Earlier, Timochenko had said that he was considering postponing demobilization.

It is not yet clear what the FARC rebel leader exactly meant by seeking international monitoring as the peace agreement is already being overseen by United Nations representatives.

This is while President Juan Manuel Santos had said earlier that the government would stick to the plan and go ahead with the peace process based on the timetable.

“That is our commitment and we will fulfill it,” said Santos, adding that the peace process is “irreversible.”

The peace deal aims to end Latin America’s longest-running conflict, which began in 1964 and has dragged on ever since, between the Colombian government and FARC, the country’s biggest rebel group FARC.

The two conflicting sides signed a peace deal in August 2016 after four years of negotiations in the Cuban capital, Havana.

This image shows FARC rebels at the Transitional Standardization Zone in Pondores, Colombia, on April 3, 2017. (By AFP)

Colombians, however, rejected the peace deal in a referendum, forcing President Santos and FARC leaders to ink a new version of the peace accord, which was sent to Congress for ratification later that year instead of holding a second plebiscite.
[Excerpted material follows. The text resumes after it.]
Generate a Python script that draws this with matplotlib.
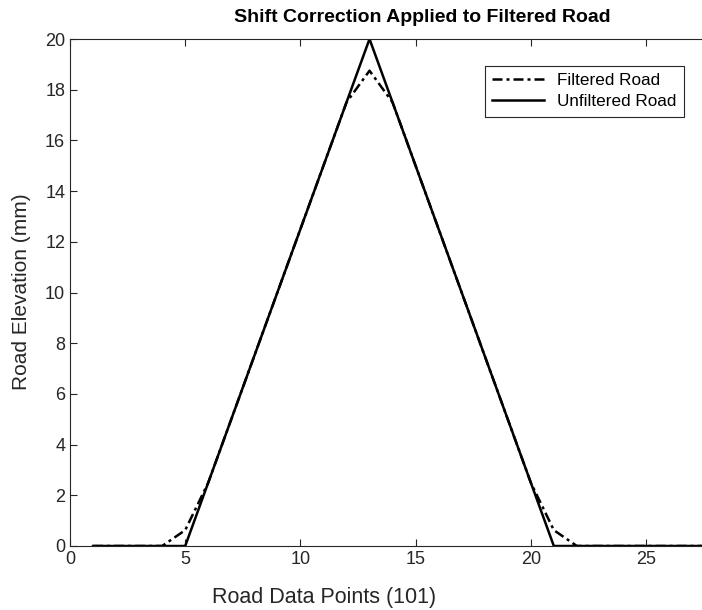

Under the terms of the agreement, the rebels were due to have surrendered their weapons to international overseers by the May 30 deadline in a 180-day process, but the group said the process may take another two months.

The deal turns the guerrilla group into a Marxist political party after demobilization, while the government would make a raft of reforms meant to eliminate rural inequality and political exclusion, which are viewed as the root causes of the half-century conflict.

The conflict in Colombia dates back to 1967, when FARC as well as the ELN, another rebel group, took up arms for rural land rights.

The government says the conflict has left at least 260,000 fatalities and forced more than seven million people to leave their homes.